Emit the data below verbatim, stripping out any pictures.
---- Information shown
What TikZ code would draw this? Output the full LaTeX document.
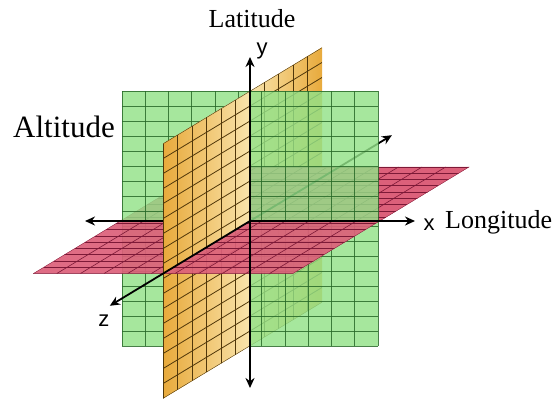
\documentclass[tikz,border=0pt]{standalone}
\usepackage{fontspec}
\setmainfont{Liberation Serif}
\newfontfamily\axisfont{Liberation Sans}
\usepackage{tikz}
\usetikzlibrary{arrows.meta}
\definecolor{planegreen}{RGB}{146,226,136}
\definecolor{gridgreen}{RGB}{40,105,40}
\definecolor{planeyellow}{RGB}{232,170,60}
\definecolor{planeyellowlt}{RGB}{249,228,172}
\definecolor{gridyellow}{RGB}{80,55,10}
\definecolor{planered}{RGB}{220,96,122}
\definecolor{gridred}{RGB}{125,25,55}
\tikzset{
  greengrid/.style={gridgreen, line width=0.7pt},
  yellowgrid/.style={gridyellow, line width=0.8pt},
  redgrid/.style={gridred, line width=0.6pt},
  axisarr/.style={-{Stealth[length=10pt,width=9pt]}, line width=1.8pt, black},
  axislabel/.style={font=\axisfont\fontsize{22}{26}\selectfont, inner sep=0pt, anchor=base},
  planelabel/.style={font=\fontsize{26}{30}\selectfont, inner sep=0pt, anchor=base}
}
% meshes of the three planes
\newcommand{\greenmesh}{%
  \foreach \k in {0,...,11}
    \draw[greengrid] ({-128+\k*256/11},-125,0) -- ({-128+\k*256/11},130,0);
  \foreach \k in {0,...,17}
    \draw[greengrid] (-128,{-125+\k*255/17},0) -- (128,{-125+\k*255/17},0);
}
\newcommand{\yellowmesh}{%
  \foreach \k in {0,...,11}
    \draw[yellowgrid] (0,-125,{-84+\k*185/11}) -- (0,130,{-84+\k*185/11});
  \foreach \k in {0,...,17}
    \draw[yellowgrid] (0,{-125+\k*255/17},-84) -- (0,{-125+\k*255/17},101);
}
\newcommand{\redmesh}{%
  \foreach \k in {0,...,11}
    \draw[redgrid] ({-130+\k*260/11},0,-104) -- ({-130+\k*260/11},0,101);
  \foreach \k in {0,...,17}
    \draw[redgrid] (-130,0,{-104+\k*205/17}) -- (130,0,{-104+\k*205/17});
}
\begin{document}
\begin{tikzpicture}[x={(1pt,0pt)}, y={(0pt,1pt)}, z={(-0.86pt,-0.52pt)}]
  \useasboundingbox (-250,-184) rectangle (306,221);

  \coordinate (O) at (0,0,0);
  % yellow plane corners
  \coordinate (yTB) at (0,130,-84);
  \coordinate (yTO) at (0,130,0);
  \coordinate (yTF) at (0,130,101);
  \coordinate (yMF) at (0,0,101);
  \coordinate (yBF) at (0,-125,101);
  \coordinate (yBO) at (0,-125,0);
  \coordinate (yBB) at (0,-125,-84);
  % red plane corners
  \coordinate (rLB) at (-130,0,-104);
  \coordinate (rRB) at (130,0,-104);
  \coordinate (rRO) at (130,0,0);
  \coordinate (rRF) at (130,0,101);
  \coordinate (rLF) at (-130,0,101);
  \coordinate (rLO) at (-130,0,0);
  % green plane corners
  \coordinate (gLB) at (-128,-125,0);
  \coordinate (gRB) at (128,-125,0);
  \coordinate (gRT) at (128,130,0);
  \coordinate (gLT) at (-128,130,0);
  % axis ends
  \coordinate (xP) at (165,0,0);
  \coordinate (xN) at (-165,0,0);
  \coordinate (yP) at (0,164,0);
  \coordinate (yN) at (0,-167,0);
  \coordinate (zP) at (0,0,163);
  \coordinate (zN) at (0,0,-165);

  % back half of yellow
  \shade[left color=planeyellowlt, right color=planeyellow] (yTB) -- (yTO) -- (yBO) -- (yBB) -- cycle;
  \begin{scope}
    \clip (yTB) -- (yTO) -- (yBO) -- (yBB) -- cycle;
    \yellowmesh
  \end{scope}

  % back half of red
  \fill[planered] (rLB) -- (rRB) -- (rRO) -- (rLO) -- cycle;
  \begin{scope}
    \clip (rLB) -- (rRB) -- (rRO) -- (rLO) -- cycle;
    \redmesh
  \end{scope}

  \draw[axisarr] (O) -- (zN);

  % green plane
  \fill[planegreen, fill opacity=0.82] (gLB) -- (gRB) -- (gRT) -- (gLT) -- cycle;
  \begin{scope}[opacity=0.85]
    \greenmesh
  \end{scope}

  % front lower quarter of yellow
  \shade[left color=planeyellow, right color=planeyellowlt] (O) -- (yMF) -- (yBF) -- (yBO) -- cycle;
  \begin{scope}
    \clip (O) -- (yMF) -- (yBF) -- (yBO) -- cycle;
    \yellowmesh
  \end{scope}

  % front half of red
  \fill[planered, fill opacity=0.92] (rLO) -- (rRO) -- (rRF) -- (rLF) -- cycle;
  \begin{scope}
    \clip (rLO) -- (rRO) -- (rRF) -- (rLF) -- cycle;
    \redmesh
  \end{scope}

  \draw[axisarr] (O) -- (xP);
  \draw[axisarr] (O) -- (xN);

  % front upper quarter of yellow
  \shade[left color=planeyellow, right color=planeyellowlt] (O) -- (yTO) -- (yTF) -- (yMF) -- cycle;
  \begin{scope}
    \clip (O) -- (yTO) -- (yTF) -- (yMF) -- cycle;
    \yellowmesh
  \end{scope}

  \draw[axisarr] (O) -- (zP);
  \draw[axisarr, {Stealth[length=10pt,width=9pt]}-{Stealth[length=10pt,width=9pt]}] (yN) -- (yP);

  % labels
  \node[axislabel] (xlab) at (179,-9) {x};
  \node[axislabel] (ylab) at (12,167) {y};
  \node[axislabel] (zlab) at (-146,-105) {z};
  \node[planelabel, anchor=base west] (lon) at (195,-7) {Longitude};
  \node[planelabel] (lat) at (2,194) {Latitude};
  \node[planelabel, font=\fontsize{31}{36}\selectfont] (alt) at (-186,84) {Altitude};
\end{tikzpicture}
\end{document}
--------
* **Exercise result**:
What TikZ code would draw this? Output the full LaTeX document.
\documentclass[tikz,border=0pt]{standalone}
\usepackage{fontspec}
\setmainfont{Liberation Serif}
\newfontfamily\axisfont{Liberation Sans}
\usepackage{tikz}
\usetikzlibrary{arrows.meta}
\definecolor{planegreen}{RGB}{146,226,136}
\definecolor{gridgreen}{RGB}{40,105,40}
\definecolor{planeyellow}{RGB}{232,170,60}
\definecolor{planeyellowlt}{RGB}{249,228,172}
\definecolor{gridyellow}{RGB}{80,55,10}
\definecolor{planered}{RGB}{220,96,122}
\definecolor{gridred}{RGB}{125,25,55}
\tikzset{
  greengrid/.style={gridgreen, line width=0.7pt},
  yellowgrid/.style={gridyellow, line width=0.8pt},
  redgrid/.style={gridred, line width=0.6pt},
  axisarr/.style={-{Stealth[length=10pt,width=9pt]}, line width=1.8pt, black},
  axislabel/.style={font=\axisfont\fontsize{22}{26}\selectfont, inner sep=0pt, anchor=base},
  planelabel/.style={font=\fontsize{26}{30}\selectfont, inner sep=0pt, anchor=base}
}
% meshes of the three planes
\newcommand{\greenmesh}{%
  \foreach \k in {0,...,11}
    \draw[greengrid] ({-128+\k*256/11},-125,0) -- ({-128+\k*256/11},130,0);
  \foreach \k in {0,...,17}
    \draw[greengrid] (-128,{-125+\k*255/17},0) -- (128,{-125+\k*255/17},0);
}
\newcommand{\yellowmesh}{%
  \foreach \k in {0,...,11}
    \draw[yellowgrid] (0,-125,{-84+\k*185/11}) -- (0,130,{-84+\k*185/11});
  \foreach \k in {0,...,17}
    \draw[yellowgrid] (0,{-125+\k*255/17},-84) -- (0,{-125+\k*255/17},101);
}
\newcommand{\redmesh}{%
  \foreach \k in {0,...,11}
    \draw[redgrid] ({-130+\k*260/11},0,-104) -- ({-130+\k*260/11},0,101);
  \foreach \k in {0,...,17}
    \draw[redgrid] (-130,0,{-104+\k*205/17}) -- (130,0,{-104+\k*205/17});
}
\begin{document}
\begin{tikzpicture}[x={(1pt,0pt)}, y={(0pt,1pt)}, z={(-0.86pt,-0.52pt)}]
  \useasboundingbox (-250,-184) rectangle (306,221);

  \coordinate (O) at (0,0,0);
  % yellow plane corners
  \coordinate (yTB) at (0,130,-84);
  \coordinate (yTO) at (0,130,0);
  \coordinate (yTF) at (0,130,101);
  \coordinate (yMF) at (0,0,101);
  \coordinate (yBF) at (0,-125,101);
  \coordinate (yBO) at (0,-125,0);
  \coordinate (yBB) at (0,-125,-84);
  % red plane corners
  \coordinate (rLB) at (-130,0,-104);
  \coordinate (rRB) at (130,0,-104);
  \coordinate (rRO) at (130,0,0);
  \coordinate (rRF) at (130,0,101);
  \coordinate (rLF) at (-130,0,101);
  \coordinate (rLO) at (-130,0,0);
  % green plane corners
  \coordinate (gLB) at (-128,-125,0);
  \coordinate (gRB) at (128,-125,0);
  \coordinate (gRT) at (128,130,0);
  \coordinate (gLT) at (-128,130,0);
  % axis ends
  \coordinate (xP) at (165,0,0);
  \coordinate (xN) at (-165,0,0);
  \coordinate (yP) at (0,164,0);
  \coordinate (yN) at (0,-167,0);
  \coordinate (zP) at (0,0,163);
  \coordinate (zN) at (0,0,-165);

  % back half of yellow
  \shade[left color=planeyellowlt, right color=planeyellow] (yTB) -- (yTO) -- (yBO) -- (yBB) -- cycle;
  \begin{scope}
    \clip (yTB) -- (yTO) -- (yBO) -- (yBB) -- cycle;
    \yellowmesh
  \end{scope}

  % back half of red
  \fill[planered] (rLB) -- (rRB) -- (rRO) -- (rLO) -- cycle;
  \begin{scope}
    \clip (rLB) -- (rRB) -- (rRO) -- (rLO) -- cycle;
    \redmesh
  \end{scope}

  \draw[axisarr] (O) -- (zN);

  % green plane
  \fill[planegreen, fill opacity=0.82] (gLB) -- (gRB) -- (gRT) -- (gLT) -- cycle;
  \begin{scope}[opacity=0.85]
    \greenmesh
  \end{scope}

  % front lower quarter of yellow
  \shade[left color=planeyellow, right color=planeyellowlt] (O) -- (yMF) -- (yBF) -- (yBO) -- cycle;
  \begin{scope}
    \clip (O) -- (yMF) -- (yBF) -- (yBO) -- cycle;
    \yellowmesh
  \end{scope}

  % front half of red
  \fill[planered, fill opacity=0.92] (rLO) -- (rRO) -- (rRF) -- (rLF) -- cycle;
  \begin{scope}
    \clip (rLO) -- (rRO) -- (rRF) -- (rLF) -- cycle;
    \redmesh
  \end{scope}

  \draw[axisarr] (O) -- (xP);
  \draw[axisarr] (O) -- (xN);

  % front upper quarter of yellow
  \shade[left color=planeyellow, right color=planeyellowlt] (O) -- (yTO) -- (yTF) -- (yMF) -- cycle;
  \begin{scope}
    \clip (O) -- (yTO) -- (yTF) -- (yMF) -- cycle;
    \yellowmesh
  \end{scope}

  \draw[axisarr] (O) -- (zP);
  \draw[axisarr, {Stealth[length=10pt,width=9pt]}-{Stealth[length=10pt,width=9pt]}] (yN) -- (yP);

  % labels
  \node[axislabel] (xlab) at (179,-9) {x};
  \node[axislabel] (ylab) at (12,167) {y};
  \node[axislabel] (zlab) at (-146,-105) {z};
  \node[planelabel, anchor=base west] (lon) at (195,-7) {Longitude};
  \node[planelabel] (lat) at (2,194) {Latitude};
  \node[planelabel, font=\fontsize{31}{36}\selectfont] (alt) at (-186,84) {Altitude};
\end{tikzpicture}
\end{document}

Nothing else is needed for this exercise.